Source code of charts:
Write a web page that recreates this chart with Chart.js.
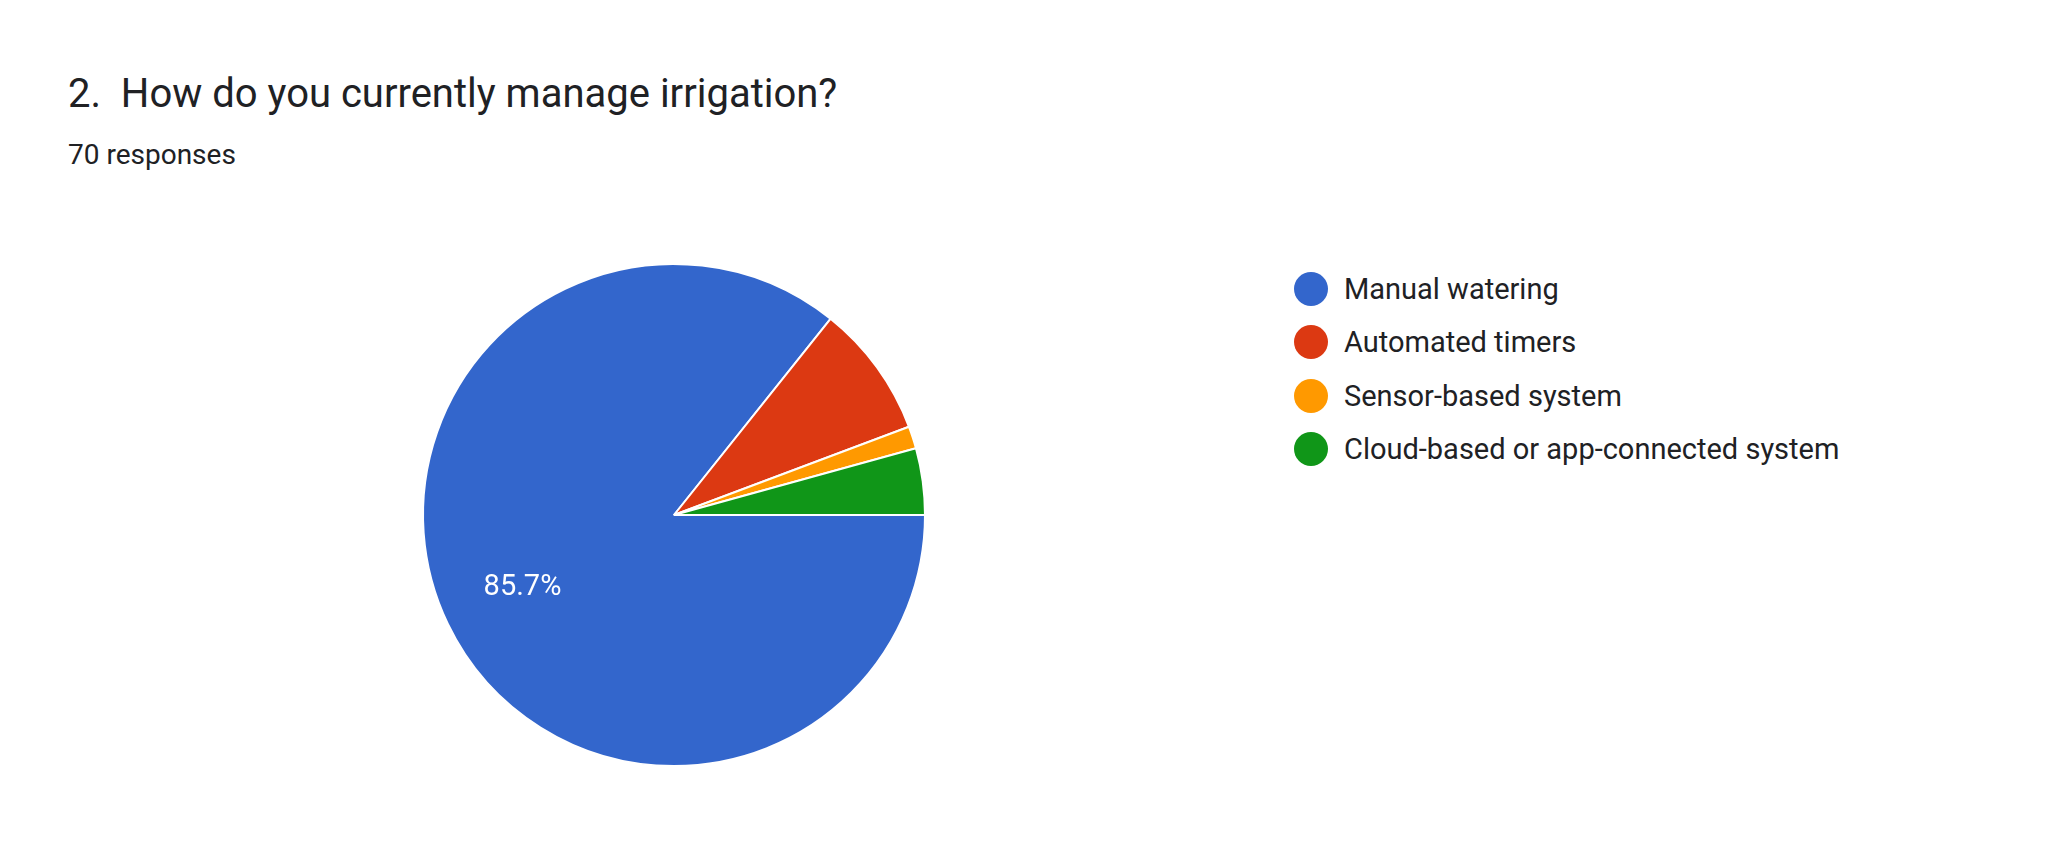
<!DOCTYPE html>
<html><head><meta charset="utf-8">
<script src="https://cdn.jsdelivr.net/npm/chart.js@4/dist/chart.umd.min.js"></script>
<style>
body{margin:0;width:2048px;height:862px;background:#fff;font-family:Roboto,Arial,sans-serif;position:relative;overflow:hidden}
#t{position:absolute;left:68px;top:70px;font-size:40px;color:#202124}
#s{position:absolute;left:68px;top:138px;font-size:28px;color:#202124}
#c{position:absolute;left:414px;top:255px;width:520px;height:520px}
#lg{position:absolute;left:1294px;top:262px}
.it{display:flex;align-items:center;height:53.5px;font-size:29px;color:#202124}
.dot{width:34px;height:34px;border-radius:50%;margin-right:16px}
</style></head><body>
<div id="t">2.&nbsp; How do you currently manage irrigation?</div>
<div id="s">70 responses</div>
<canvas id="c" width="520" height="520"></canvas>
<div id="lg"></div>
<script>
const categories=["Manual watering","Automated timers","Sensor-based system","Cloud-based or app-connected system"];
const counts=[60,6,1,3];
const colors=["#3366cc","#dc3912","#ff9900","#109618"];
const lg=document.getElementById('lg');
categories.forEach((c,i)=>{lg.innerHTML+=`<div class="it"><div class="dot" style="background:${colors[i]}"></div>${c}</div>`;});
const total=counts.reduce((a,b)=>a+b,0);
const lbl={id:'lbl',afterDatasetsDraw(ch){const ctx=ch.ctx;ch.getDatasetMeta(0).data.forEach((a,i)=>{const p=counts[i]/total;if(p<0.1)return;const m=(a.startAngle+a.endAngle)/2,r=a.outerRadius*0.67;ctx.save();ctx.fillStyle='#fff';ctx.font='29px Roboto';ctx.textAlign='center';ctx.textBaseline='middle';ctx.fillText((p*100).toFixed(1)+'%',a.x+Math.cos(m)*r,a.y+Math.sin(m)*r);ctx.restore();});}};
new Chart(document.getElementById('c'),{type:'pie',data:{labels:categories,datasets:[{data:counts,backgroundColor:colors,borderColor:'#fff',borderWidth:2,radius:251}]},
options:{responsive:false,animation:false,rotation:90,plugins:{legend:{display:false},tooltip:{enabled:false}}},plugins:[lbl]});
</script></body></html>
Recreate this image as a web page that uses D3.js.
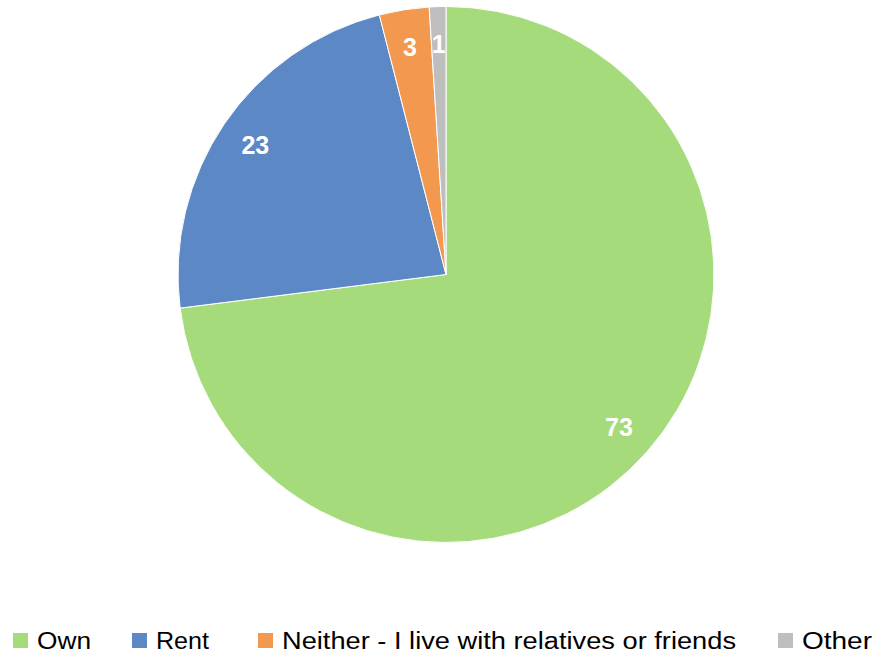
<!DOCTYPE html>
<html><head><meta charset="utf-8">
<script src="https://cdn.jsdelivr.net/npm/d3@7"></script>
<style>html,body{margin:0;padding:0;background:#fff;}</style>
</head><body>
<svg id="chart" width="873" height="655"></svg>
<script>
const categories = ["Own", "Rent", "Neither - I live with relatives or friends", "Other"];
const values = [73, 23, 3, 1];
const colors = ["#A6DB7B", "#5D88C6", "#F2984F", "#BEBEBE"];
const legendX = [13, 132, 258, 778];
const legendW = [54, 53, 454, 70];

const svg = d3.select("#chart");
const cx = 446, cy = 274.5, R = 268;
const data = categories.map((c, i) => ({cat: c, value: values[i], color: colors[i]}));
const pie = d3.pie().value(d => d.value).sort(null);
const arcs = pie(data);
const arc = d3.arc().innerRadius(0).outerRadius(R);
const labelArc = d3.arc().innerRadius(R * 0.86).outerRadius(R * 0.86);

const g = svg.append("g").attr("transform", `translate(${cx},${cy})`);
g.selectAll("path").data(arcs).enter().append("path")
  .attr("d", arc).attr("fill", d => d.data.color)
  .attr("stroke", "#fff").attr("stroke-width", 1);

g.selectAll("text").data(arcs).enter().append("text")
  .attr("transform", d => `translate(${labelArc.centroid(d)})`)
  .attr("text-anchor", "middle").attr("dy", "0.36em")
  .attr("font-family", "Liberation Sans, Arial, sans-serif")
  .attr("font-weight", "bold").attr("font-size", 25)
  .attr("fill", "#fff")
  .text(d => d.data.value);

const leg = svg.append("g");
data.forEach((d, i) => {
  leg.append("rect").attr("x", legendX[i]).attr("y", 633).attr("width", 15).attr("height", 15).attr("fill", d.color);
  leg.append("text").attr("x", legendX[i] + 24).attr("y", 649)
    .attr("font-family", "Liberation Sans, Arial, sans-serif").attr("font-size", 23)
    .attr("fill", "#000")
    .attr("textLength", legendW[i]).attr("lengthAdjust", "spacingAndGlyphs")
    .text(d.cat);
});
</script>
</body></html>
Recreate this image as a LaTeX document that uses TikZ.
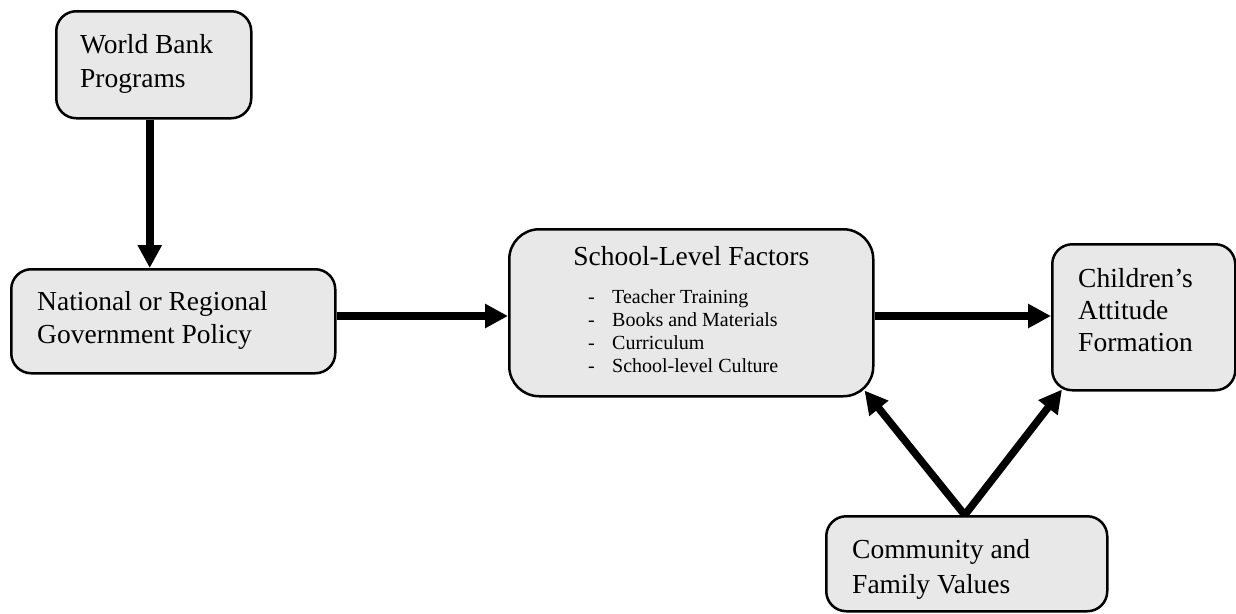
\documentclass[tikz,border=0pt]{standalone}
\usepackage{fontspec}
\setmainfont{Liberation Serif}
\usetikzlibrary{arrows.meta,calc}
\definecolor{boxgray}{HTML}{E8E8E8}
\begin{document}
\begin{tikzpicture}[x=1pt,y=-1pt,
  box/.style={draw=black, line width=2.5pt, fill=boxgray, rounded corners=20pt, inner sep=0pt, anchor=north west},
  txt/.style={anchor=base west, align=left, inner sep=0pt, font=\fontsize{27.5}{33}\selectfont},
  itemtxt/.style={anchor=base west, align=left, inner sep=0pt, font=\fontsize{20}{23}\selectfont},
  conn/.style={line width=7.5pt, -{Triangle[length=23pt,width=23pt]}}]
\path[use as bounding box] (0,0) rectangle (1236,613);

\node[box, minimum width=195pt, minimum height=107pt] (wb) at (55,10) {};
\node[box, minimum width=324pt, minimum height=104pt] (nat) at (10,268) {};
\node[box, minimum width=364pt, minimum height=167pt, rounded corners=30pt] (school) at (508,228) {};
\node[box, minimum width=183pt, minimum height=146pt] (child) at (1051,243) {};
\node[box, minimum width=281pt, minimum height=95pt] (comm) at (825,515) {};

\node[txt, font=\fontsize{27.5}{34}\selectfont] (wbt) at ($(wb.north west)+(25,77)$) {World Bank\\Programs};
\node[txt] (natt) at ($(nat.north west)+(27,75)$) {National or Regional\\Government Policy};
\node[txt, font=\fontsize{27.5}{32}\selectfont] (childt) at ($(child.north west)+(27,108)$) {Children’s\\Attitude\\Formation};
\node[txt, font=\fontsize{27.5}{35}\selectfont] (commt) at ($(comm.north west)+(27,78)$) {Community and\\Family Values};
\node[txt, anchor=base] (schoolt) at ($(school.north)+(0,37)$) {School-Level Factors};
\node[itemtxt] (items) at ($(school.north west)+(80,144)$) {\makebox[24pt][l]{-}Teacher Training\\\makebox[24pt][l]{-}Books and Materials\\\makebox[24pt][l]{-}Curriculum\\\makebox[24pt][l]{-}School-level Culture};

\coordinate (row) at (0,316);
\coordinate (vx) at ($(wb.south)+(-4,0)$);
\draw[conn] (vx) -- (vx |- nat.north);
\draw[conn] (nat.east |- row) -- (school.west |- row);
\draw[conn] (school.east |- row) -- (child.west |- row);
\coordinate (cstart) at ($(comm.north)+(-2,0)$);
\draw[conn] (cstart) -- ($(school.south east)+(-10,-7)$);
\draw[conn] (cstart) -- ($(child.south west)+(11,-2)$);
\end{tikzpicture}
\end{document}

# Exercise description:
Output an exact copy of the material, with the pictures removed.

# Expected answer:
Write a web page that recreates this chart with Chart.js.
<!DOCTYPE html>
<html><head><meta charset="utf-8">
<script src="https://cdn.jsdelivr.net/npm/chart.js@4/dist/chart.umd.min.js"></script>
<style>
body{margin:0;width:2048px;height:862px;background:#fff;font-family:Roboto,Arial,sans-serif;position:relative;overflow:hidden}
#t{position:absolute;left:68px;top:70px;font-size:40px;color:#202124}
#s{position:absolute;left:68px;top:138px;font-size:28px;color:#202124}
#c{position:absolute;left:414px;top:255px;width:520px;height:520px}
#lg{position:absolute;left:1294px;top:262px}
.it{display:flex;align-items:center;height:53.5px;font-size:29px;color:#202124}
.dot{width:34px;height:34px;border-radius:50%;margin-right:16px}
</style></head><body>
<div id="t">2.&nbsp; How do you currently manage irrigation?</div>
<div id="s">70 responses</div>
<canvas id="c" width="520" height="520"></canvas>
<div id="lg"></div>
<script>
const categories=["Manual watering","Automated timers","Sensor-based system","Cloud-based or app-connected system"];
const counts=[60,6,1,3];
const colors=["#3366cc","#dc3912","#ff9900","#109618"];
const lg=document.getElementById('lg');
categories.forEach((c,i)=>{lg.innerHTML+=`<div class="it"><div class="dot" style="background:${colors[i]}"></div>${c}</div>`;});
const total=counts.reduce((a,b)=>a+b,0);
const lbl={id:'lbl',afterDatasetsDraw(ch){const ctx=ch.ctx;ch.getDatasetMeta(0).data.forEach((a,i)=>{const p=counts[i]/total;if(p<0.1)return;const m=(a.startAngle+a.endAngle)/2,r=a.outerRadius*0.67;ctx.save();ctx.fillStyle='#fff';ctx.font='29px Roboto';ctx.textAlign='center';ctx.textBaseline='middle';ctx.fillText((p*100).toFixed(1)+'%',a.x+Math.cos(m)*r,a.y+Math.sin(m)*r);ctx.restore();});}};
new Chart(document.getElementById('c'),{type:'pie',data:{labels:categories,datasets:[{data:counts,backgroundColor:colors,borderColor:'#fff',borderWidth:2,radius:251}]},
options:{responsive:false,animation:false,rotation:90,plugins:{legend:{display:false},tooltip:{enabled:false}}},plugins:[lbl]});
</script></body></html>
Recreate this image as a web page that uses D3.js.
<!DOCTYPE html>
<html><head><meta charset="utf-8">
<script src="https://cdn.jsdelivr.net/npm/d3@7"></script>
<style>html,body{margin:0;padding:0;background:#fff;}</style>
</head><body>
<svg id="chart" width="873" height="655"></svg>
<script>
const categories = ["Own", "Rent", "Neither - I live with relatives or friends", "Other"];
const values = [73, 23, 3, 1];
const colors = ["#A6DB7B", "#5D88C6", "#F2984F", "#BEBEBE"];
const legendX = [13, 132, 258, 778];
const legendW = [54, 53, 454, 70];

const svg = d3.select("#chart");
const cx = 446, cy = 274.5, R = 268;
const data = categories.map((c, i) => ({cat: c, value: values[i], color: colors[i]}));
const pie = d3.pie().value(d => d.value).sort(null);
const arcs = pie(data);
const arc = d3.arc().innerRadius(0).outerRadius(R);
const labelArc = d3.arc().innerRadius(R * 0.86).outerRadius(R * 0.86);

const g = svg.append("g").attr("transform", `translate(${cx},${cy})`);
g.selectAll("path").data(arcs).enter().append("path")
  .attr("d", arc).attr("fill", d => d.data.color)
  .attr("stroke", "#fff").attr("stroke-width", 1);

g.selectAll("text").data(arcs).enter().append("text")
  .attr("transform", d => `translate(${labelArc.centroid(d)})`)
  .attr("text-anchor", "middle").attr("dy", "0.36em")
  .attr("font-family", "Liberation Sans, Arial, sans-serif")
  .attr("font-weight", "bold").attr("font-size", 25)
  .attr("fill", "#fff")
  .text(d => d.data.value);

const leg = svg.append("g");
data.forEach((d, i) => {
  leg.append("rect").attr("x", legendX[i]).attr("y", 633).attr("width", 15).attr("height", 15).attr("fill", d.color);
  leg.append("text").attr("x", legendX[i] + 24).attr("y", 649)
    .attr("font-family", "Liberation Sans, Arial, sans-serif").attr("font-size", 23)
    .attr("fill", "#000")
    .attr("textLength", legendW[i]).attr("lengthAdjust", "spacingAndGlyphs")
    .text(d.cat);
});
</script>
</body></html>
Recreate this image as a LaTeX document that uses TikZ.
\documentclass[tikz,border=0pt]{standalone}
\usepackage{fontspec}
\setmainfont{Liberation Serif}
\usetikzlibrary{arrows.meta,calc}
\definecolor{boxgray}{HTML}{E8E8E8}
\begin{document}
\begin{tikzpicture}[x=1pt,y=-1pt,
  box/.style={draw=black, line width=2.5pt, fill=boxgray, rounded corners=20pt, inner sep=0pt, anchor=north west},
  txt/.style={anchor=base west, align=left, inner sep=0pt, font=\fontsize{27.5}{33}\selectfont},
  itemtxt/.style={anchor=base west, align=left, inner sep=0pt, font=\fontsize{20}{23}\selectfont},
  conn/.style={line width=7.5pt, -{Triangle[length=23pt,width=23pt]}}]
\path[use as bounding box] (0,0) rectangle (1236,613);

\node[box, minimum width=195pt, minimum height=107pt] (wb) at (55,10) {};
\node[box, minimum width=324pt, minimum height=104pt] (nat) at (10,268) {};
\node[box, minimum width=364pt, minimum height=167pt, rounded corners=30pt] (school) at (508,228) {};
\node[box, minimum width=183pt, minimum height=146pt] (child) at (1051,243) {};
\node[box, minimum width=281pt, minimum height=95pt] (comm) at (825,515) {};

\node[txt, font=\fontsize{27.5}{34}\selectfont] (wbt) at ($(wb.north west)+(25,77)$) {World Bank\\Programs};
\node[txt] (natt) at ($(nat.north west)+(27,75)$) {National or Regional\\Government Policy};
\node[txt, font=\fontsize{27.5}{32}\selectfont] (childt) at ($(child.north west)+(27,108)$) {Children’s\\Attitude\\Formation};
\node[txt, font=\fontsize{27.5}{35}\selectfont] (commt) at ($(comm.north west)+(27,78)$) {Community and\\Family Values};
\node[txt, anchor=base] (schoolt) at ($(school.north)+(0,37)$) {School-Level Factors};
\node[itemtxt] (items) at ($(school.north west)+(80,144)$) {\makebox[24pt][l]{-}Teacher Training\\\makebox[24pt][l]{-}Books and Materials\\\makebox[24pt][l]{-}Curriculum\\\makebox[24pt][l]{-}School-level Culture};

\coordinate (row) at (0,316);
\coordinate (vx) at ($(wb.south)+(-4,0)$);
\draw[conn] (vx) -- (vx |- nat.north);
\draw[conn] (nat.east |- row) -- (school.west |- row);
\draw[conn] (school.east |- row) -- (child.west |- row);
\coordinate (cstart) at ($(comm.north)+(-2,0)$);
\draw[conn] (cstart) -- ($(school.south east)+(-10,-7)$);
\draw[conn] (cstart) -- ($(child.south west)+(11,-2)$);
\end{tikzpicture}
\end{document}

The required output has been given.